Request By:
Mr. John T. McGarvey
Attorney at Law
521 West Market Street
Louisville, Kentucky
Opinion
Opinion By: Robert F. Stephens, Attorney General; By: Charles W. Runyan, Assistant Deputy Attorney General
You raise the question as to whether or not the clerk's fee for issuance of a garnishment must be paid in advance. The answer is "no." A filing fee of $70 in civil cases is payable in advance, but the $10 fee for issuing orders of attachment is not payable until termination of the suit. KRS 23A.200(2)(e). See KRS 30A.100, requiring the clerk at the termination of an action to assess the costs of each party and file it with the case.
Next, you ask whether or not a garnishee-defendant may be served by mail.
KRS 425.501(3) requires the order of garnishment to be served on the garnishee-defendant. In fact, subsection (1) of the statute provides that the order shall be made returnable as an order of arrest is directed to be returned. However, the civil order of arrest provisions have been repealed. See KRS 425.005 and 425.010 (Acts 1976, Ch. 91, § 45). Therefore the referral to order of arrest is meaningless.
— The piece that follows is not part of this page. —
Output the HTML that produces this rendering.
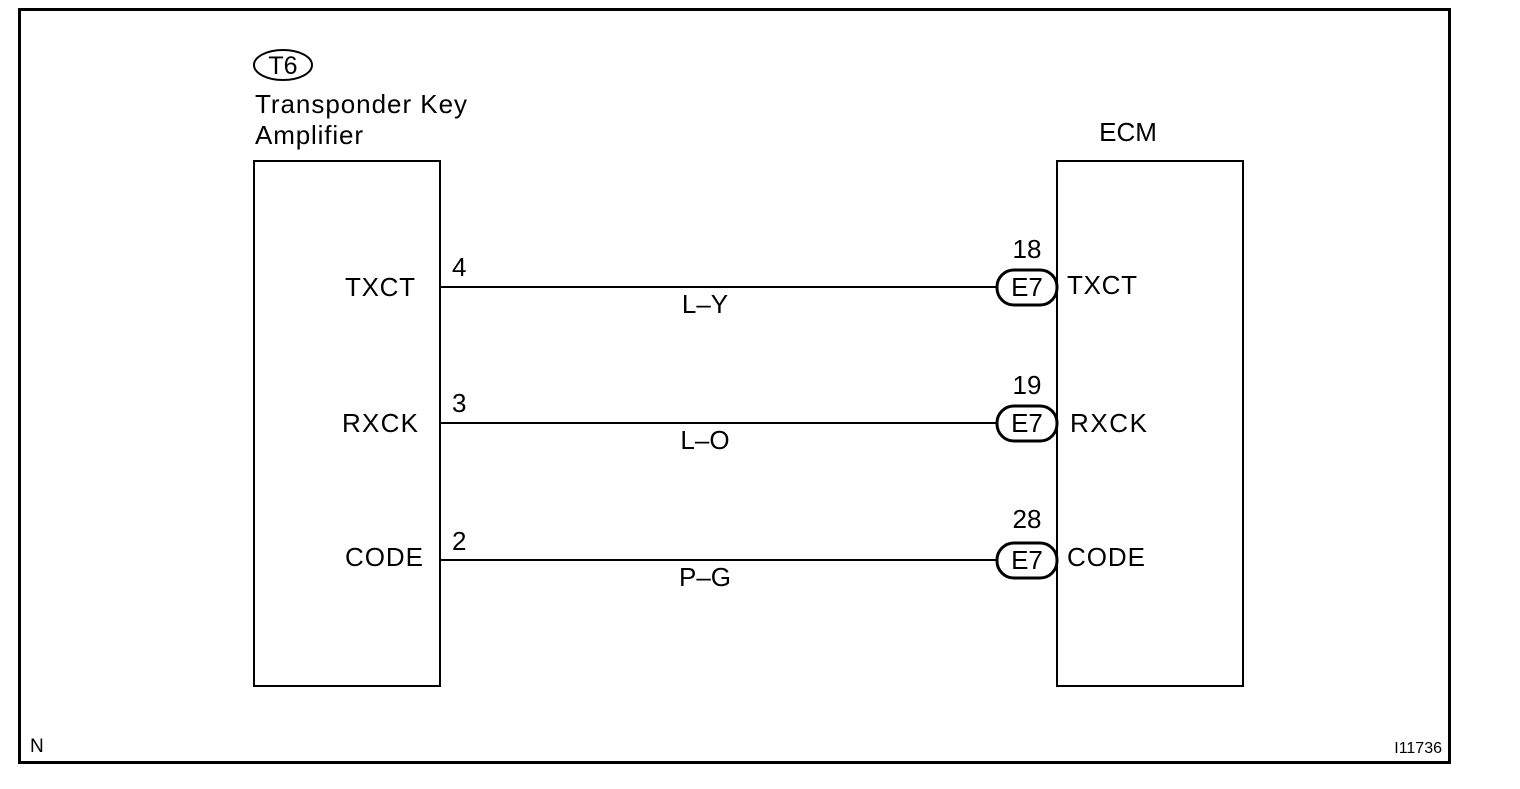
<!DOCTYPE html>
<html><head><style>
body{margin:0;background:#fff;}
svg text{font-family:"Liberation Sans",Arial,sans-serif;fill:#000;}
</style></head><body>
<svg width="1520" height="784" xmlns="http://www.w3.org/2000/svg">
<rect x="19.5" y="9.5" width="1430" height="753" fill="none" stroke="#000" stroke-width="3"/>
<ellipse cx="283" cy="65" rx="29" ry="15" fill="none" stroke="#000" stroke-width="2"/>
<text x="283" y="74" font-size="25" text-anchor="middle">T6</text>
<text x="255" y="113" font-size="26" textLength="212">Transponder Key</text>
<text x="255" y="144" font-size="26" textLength="108">Amplifier</text>
<text x="1128" y="141" font-size="26" text-anchor="middle">ECM</text>
<rect x="254" y="161" width="186" height="525" fill="none" stroke="#000" stroke-width="2"/>
<rect x="1057" y="161" width="186" height="525" fill="none" stroke="#000" stroke-width="2"/>
<g font-size="26">
<text x="345" y="296" textLength="70">TXCT</text>
<text x="342" y="432" textLength="76">RXCK</text>
<text x="345" y="566" textLength="78">CODE</text>
<text x="452" y="276">4</text>
<text x="452" y="412">3</text>
<text x="452" y="550">2</text>
<text x="705" y="313" text-anchor="middle">L–Y</text>
<text x="705" y="449" text-anchor="middle">L–O</text>
<text x="705" y="586" text-anchor="middle">P–G</text>
<text x="1027" y="258" text-anchor="middle">18</text>
<text x="1027" y="394" text-anchor="middle">19</text>
<text x="1027" y="528" text-anchor="middle">28</text>
<text x="1067" y="294" textLength="70">TXCT</text>
<text x="1070" y="432" textLength="77">RXCK</text>
<text x="1067" y="566" textLength="78">CODE</text>
</g>
<g stroke="#000" stroke-width="2" fill="#fff">
<line x1="440" y1="287" x2="998" y2="287"/>
<line x1="440" y1="423" x2="998" y2="423"/>
<line x1="440" y1="560" x2="998" y2="560"/>
<rect x="997" y="270" width="60" height="35" rx="17" stroke-width="3"/>
<rect x="997" y="406" width="60" height="35" rx="17" stroke-width="3"/>
<rect x="997" y="543" width="60" height="35" rx="17" stroke-width="3"/>
</g>
<g font-size="26">
<text x="1027" y="296" text-anchor="middle">E7</text>
<text x="1027" y="432" text-anchor="middle">E7</text>
<text x="1027" y="569" text-anchor="middle">E7</text>
</g>
<text x="30" y="752" font-size="19">N</text>
<text x="1442" y="753" font-size="16" text-anchor="end">I11736</text>
</svg>
</body></html>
KRS 425.501 provides that the order of garnishment should be directed to the sheriff, requiring him to summon the garnishees named in the affidavit to answer in the manner and at the time required for an answer by the Rules of Civil Procedure, and make due return thereon. However, we do not believe the sheriff's service is the exclusive method of service.
It is our opinion that the legislature cannot constitutionally establish procedural rules on its own, since under § 116 of the Kentucky Constitution the rules of practice and procedure for the Court of Justice is left exclusively to the Supreme Court of Kentucky. Further, no statute can lawfully suggest some procedural practice which would deviate from that prescribed by the Supreme Court. Even though KRS 425.501 apparently calls exclusively for service of an order of garnishment by the sheriff, it is our opinion that under the express provisions of CR 4.01 the clerk may, at the direction of the plaintiff, place a copy of the order of garnishment to be served in an envelope, address the envelope to the garnishee-defendant at the address set forth in the caption or at the address set forth in written instructions by plaintiff, affix adequate postage, and place the sealed envelope in the United States mail as certified mail return receipt requested with instructions to the delivering postal employee to deliver to the addressee only and show the address where delivered and the date of delivery, etc., as specifically required by CR 4.01.
The Administrative Office of the Courts informs us that the Supreme Court of Kentucky believes that the precise following of the certified mail procedure, as described in CR 4.01, will suffice as personal service, even sufficient to support an in personam judgment. See CR 4.04.